Seufert: Wahrscheinlich erhöht eine Hyperinsulinämie die Insulinresistenz im Fett- und Muskelgewebe. Das wiederum provoziert die Bauchspeicheldrüsen, verstärkt Insulin zu bilden. Am Ende steht die Erschöpfung der b-Zellen und damit ein Diabetes mellitus.
PZ: Warum trifft die Funktionsstörung von Leptin nicht alle übergewichtigen Menschen?
Seufert: Vermutlich ist der Leptindefekt nicht der einzige Mechanismus für die Entstehung eines Diabetes. Es kommen noch weitere genetische Faktoren dazu. Wissenschaftler diskutieren auch einige Umweltfaktoren, die zum Verlust der b-Zellreserve beitragen könnten.
Derzeit laufen auch bei uns in der Klinik Studien mit übergewichtigen Patienten, die keine Hyperinsulinämie haben. Wir testen, ob Leptin am Pankreas dieser Menschen besser wirkt und ob es vielleicht Abstufungen gibt.
PZ: Weiß man, ob der Mensch erst nach einem Leptindefekt dick wird, oder ob die Patienten zunächst zunehmen und daraus die gestörte Leptinwirkung resultiert ?
Seufert: Es handelt sich wohl um einen vererbten Defekt. Tierexperimentelle Untersuchungen zeigten: Zuerst ist der Leptindefekt da und dann entwickeln sich Hyperinsulinämie und Adipositas.
PZ: Wenn man von diesen Ergebnissen ausgeht, wäre der übergewichtige Mensch dann nicht weit weniger selbst für sein Übergewicht verantwortlich, als man bislang dachte?
Seufert: Diese Aussage ist sicherlich richtig. Dennoch gibt es eine große Zahl von übergewichtigen Menschen, die niemals einen Diabetes mellitus entwickeln. Man muss also in jedem Fall davon ausgehen, dass noch eine Vielzahl von anderen Faktoren zur Entwicklung der Erkrankung beitragen. Dennoch ist der Übergewichtige nicht völlig aus der Verantwortung genommen. Nach neueren Ergebnissen reduziert eine Gewichtsreduktion die Leptinresistenz im Gehirn. Möglicherweise erwerben bestimmte Patienten die fehlende Leptinkontrolle, weil Übergewicht und eine genetischen Veranlagung zusammenkommen.
PZ: Wie lange wird man warten müssen, bis Arzneimittel auf den Markt kommen, die die Leptinwirkung gezielt beeinflussen können?
Seufert: Zunächst muss man den molekularen Defekt identifizieren, um spezifische Medikamente zu entwickeln.

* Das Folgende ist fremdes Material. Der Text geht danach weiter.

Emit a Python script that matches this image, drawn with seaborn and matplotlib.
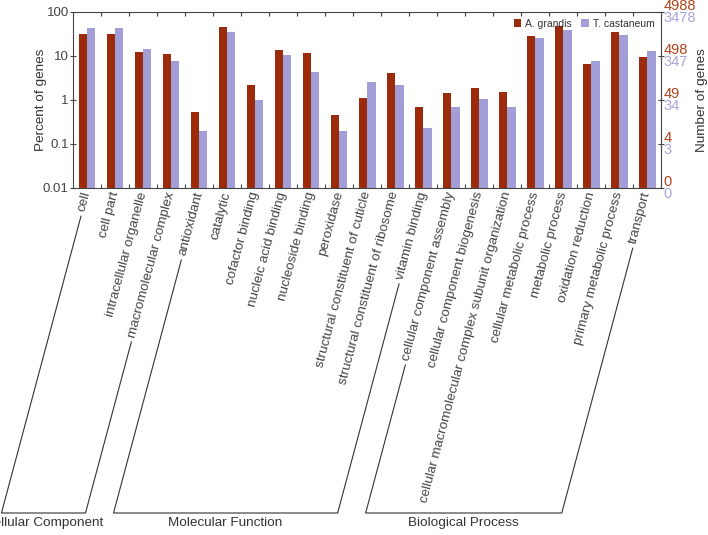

Eigentlich wirkt jedes Antidiabetikum auch auf den Leptin-Regulationskreis. Das gilt natürlich auch für exogen zugeführtes Insulin. Ein relativ neuer Trend sind die Insulinsensitizer, wie Proglitazon oder Rosigliton, die die Insulinsensitivität im Fettgewebe erhöhen und sekundär auch zur Lipogenese führen. Wahrscheinlich steigen dann ebenfalls die Leptinspiegel. Ob das Ganze einen langfristig einen positiven oder negativen Einfluss auf den Leptin-Regulationskreis hat, ist noch nicht geklärt. Allerdings gibt es neuere experimentelle Hinweise, dass die Thiazolodindione auch direkt an der Insulin produzierenden b-Zelle wirken und die Funktion dieser Zellen verbessern können. Nach meiner Einschätzung bleibt jedoch abzuwarten, ob langfristig hierdurch ein positiver Einfluss auf das endokrine Pankreas erzielt werden kann, also die Insulinsekretion besser reguliert wird.
Für die Entwicklung neuer Substanzen, die speziell die Leptinwirkung am Pankreas wiederherstellen, lässt sich noch kein genauer Zeitrahmen setzen. Das Ganze wird nach wie vor stark beforscht. Vor allem in den USA, weil dort die Bereitschaft zur medikamentösen Intervention bei Übergewicht wesentlich höher ist als bei uns in Deutschland.
Leptin als Medikament hat in höherer Dosierung deutliche Nebenwirkungen. Es gibt jedoch synthetische und halbsynthetische Substanzen, die die Leptinwirkung imitieren und ebenfalls am Leptinrezeptor wirken.